Pictures stay out. Extract the lines below from the first one through the line with "from bokeh.resources import INLINE", both included.
+--
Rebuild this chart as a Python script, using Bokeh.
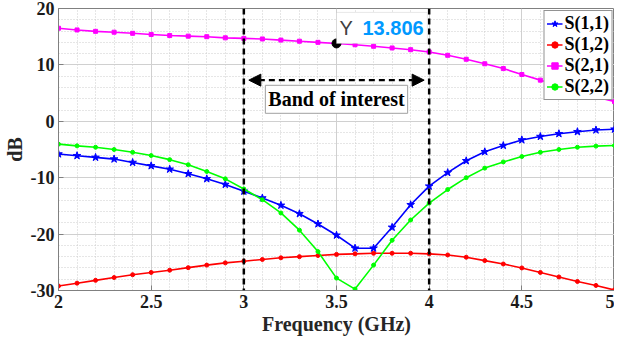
from bokeh.plotting import figure
from bokeh.models import (Span, Label, Arrow, NormalHead, FixedTicker, BoxAnnotation,
                          Range1d, Legend)
from bokeh.embed import file_html
from bokeh.resources import INLINE

freq = [2.0, 2.1, 2.2, 2.3, 2.4, 2.5, 2.6, 2.7, 2.8, 2.9, 3.0, 3.1, 3.2, 3.3, 3.4, 3.5,
        3.6, 3.7, 3.8, 3.9, 4.0, 4.1, 4.2, 4.3, 4.4, 4.5, 4.6, 4.7, 4.8, 4.9, 5.0]
s11 = [-5.8, -6.1, -6.4, -6.7, -7.3, -7.9, -8.5, -9.3, -10.2, -11.2, -12.4, -13.6, -14.9,
       -16.4, -18.2, -20.2, -22.5, -22.5, -18.8, -14.8, -11.5, -9.1, -7.0, -5.4, -4.3, -3.3,
       -2.7, -2.2, -1.85, -1.55, -1.4]
s12 = [-29.2, -28.7, -28.2, -27.7, -27.2, -26.8, -26.4, -25.95, -25.5, -25.1, -24.8, -24.5,
       -24.2, -24.0, -23.8, -23.6, -23.5, -23.4, -23.4, -23.4, -23.5, -23.7, -24.1, -24.7,
       -25.3, -26.0, -26.8, -27.6, -28.4, -29.1, -29.9]
s21 = [16.5, 16.2, 15.95, 15.8, 15.6, 15.4, 15.2, 15.1, 15.0, 14.8, 14.7, 14.6, 14.4, 14.2,
       14.0, 13.806, 13.57, 13.3, 13.0, 12.7, 12.3, 11.7, 11.0, 10.2, 9.35, 8.3, 7.3, 6.3,
       5.3, 4.3, 3.5]
s22 = [-4.05, -4.35, -4.6, -5.0, -5.5, -6.07, -6.8, -7.7, -8.9, -10.2, -12.0, -13.9, -16.25,
       -19.3, -23.1, -27.8, -29.75, -25.5, -21.1, -17.5, -14.5, -12.1, -10.0, -8.3, -7.2,
       -6.25, -5.5, -5.0, -4.6, -4.4, -4.3]

x_ticks = [2.0, 2.5, 3.0, 3.5, 4.0, 4.5, 5.0]
x_tick_labels = ["2", "2.5", "3", "3.5", "4", "4.5", "5"]
x_minor = [2.1, 2.2, 2.3, 2.4, 2.6, 2.7, 2.8, 2.9, 3.1, 3.2, 3.3, 3.4, 3.6, 3.7, 3.8, 3.9,
           4.1, 4.2, 4.3, 4.4, 4.6, 4.7, 4.8, 4.9]
y_ticks = [-30, -20, -10, 0, 10, 20]
y_tick_labels = ["-30", "-20", "-10", "0", "10", "20"]
y_minor = [-28, -26, -24, -22, -18, -16, -14, -12, -8, -6, -4, -2, 2, 4, 6, 8, 12, 14, 16, 18]
band = [3.0, 4.0]
tip_index = 15

SERIF = "Liberation Serif"
SANS = "Liberation Sans"

p = figure(width=614, height=337, output_backend="svg", toolbar_location=None,
           x_range=Range1d(2, 5), y_range=Range1d(-30, 20),
           min_border_left=50, min_border_right=0, min_border_top=8, min_border_bottom=45)
p.background_fill_color = "white"
p.outline_line_color = "#808080"

p.xaxis.ticker = FixedTicker(ticks=x_ticks, minor_ticks=x_minor)
p.yaxis.ticker = FixedTicker(ticks=y_ticks, minor_ticks=y_minor)
p.xaxis.major_label_overrides = {t: l for t, l in zip(x_ticks, x_tick_labels)}
p.yaxis.major_label_overrides = {t: l for t, l in zip(y_ticks, y_tick_labels)}

for ax in (p.xaxis[0], p.yaxis[0]):
    ax.major_label_text_font = SERIF
    ax.major_label_text_font_style = "bold"
    ax.major_label_text_font_size = "18px"
    ax.major_label_text_color = "#1a1a1a"
    ax.axis_label_text_font = SERIF
    ax.axis_label_text_font_style = "bold"
    ax.axis_label_text_font_size = "20px"
    ax.axis_label_text_color = "#262626"
    ax.axis_line_color = "#808080"
    ax.major_tick_line_color = "#808080"
    ax.major_tick_in = 5
    ax.major_tick_out = 0
    ax.minor_tick_in = 0
    ax.minor_tick_out = 0
    ax.major_label_standoff = 4
    ax.axis_label_standoff = 2

p.xaxis.axis_label = "Frequency (GHz)"
p.yaxis.axis_label = "dB"

for g in (p.xgrid[0], p.ygrid[0]):
    g.grid_line_color = "#d0d0d0"
    g.grid_line_width = 1
    g.minor_grid_line_color = "#cccccc"
    g.minor_grid_line_dash = "1 2"
    g.minor_grid_line_width = 1

series = [
    ("S(1,1)", s11, "#0000ff", "star", 8),
    ("S(1,2)", s12, "#ff0000", "circle", 4),
    ("S(2,1)", s21, "#ff00ff", "square", 4),
    ("S(2,2)", s22, "#00ff00", "circle", 4),
]
items = []
for name, ys, col, mk, sz in series:
    r1 = p.line(freq, ys, line_color=col, line_width=1.6)
    r2 = p.scatter(freq, ys, marker=mk, size=sz, fill_color=col, line_color=col)
    items.append((name, [r1, r2]))

legend = Legend(items=items, location="top_right")
legend.label_text_font = SERIF
legend.label_text_font_style = "bold"
legend.label_text_font_size = "18px"
legend.label_text_color = "black"
legend.border_line_color = "#262626"
legend.border_line_width = 1
legend.background_fill_color = "white"
legend.background_fill_alpha = 1
legend.padding = 2
legend.margin = 2
legend.spacing = 0
legend.label_height = 19
legend.glyph_height = 19
legend.glyph_width = 16
legend.label_standoff = 2
p.add_layout(legend)

for b in band:
    p.add_layout(Span(location=b, dimension="height", line_color="black",
                      line_width=2.5, line_dash="6 4"))

arrow = Arrow(x_start=band[0] + 0.027, x_end=band[1] - 0.027, y_start=7.3, y_end=7.3,
              line_color="black", line_width=2.2, line_dash="6 4",
              start=NormalHead(size=12, fill_color="black", line_color="black"),
              end=NormalHead(size=12, fill_color="black", line_color="black"))
p.add_layout(arrow)

p.add_layout(Label(x=(band[0] + band[1]) / 2, y=3.9, text="Band of interest",
                   text_align="center", text_baseline="middle",
                   text_font=SERIF, text_font_style="bold", text_font_size="20px",
                   text_color="black", background_fill_color="white",
                   border_line_color="#a0a0a0", border_line_width=1, padding=3))

# data tip
tx, ty = freq[tip_index], s21[tip_index]
p.add_layout(BoxAnnotation(left=tx, right=tx + 0.49, bottom=ty, top=ty + 5.5,
                           fill_color="white", fill_alpha=1,
                           line_color="#b4b4b4", line_width=1))
p.scatter([tx], [ty], marker="circle", size=9, fill_color="black", line_color="black")
p.add_layout(Label(x=tx, y=ty, x_offset=3, y_offset=15, text="Y", text_baseline="middle",
                   text_font=SANS, text_font_size="20px", text_color="#404040"))
p.add_layout(Label(x=tx, y=ty, x_offset=26, y_offset=15, text=f"{ty:.3f}",
                   text_baseline="middle", text_font=SANS, text_font_style="bold",
                   text_font_size="20px", text_color="#0099ff"))

open("out.html", "w").write(file_html(p, INLINE))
+--
◆ **Task solution**
Rebuild this chart as a Python script, using Bokeh.
from bokeh.plotting import figure
from bokeh.models import (Span, Label, Arrow, NormalHead, FixedTicker, BoxAnnotation,
                          Range1d, Legend)
from bokeh.embed import file_html
from bokeh.resources import INLINE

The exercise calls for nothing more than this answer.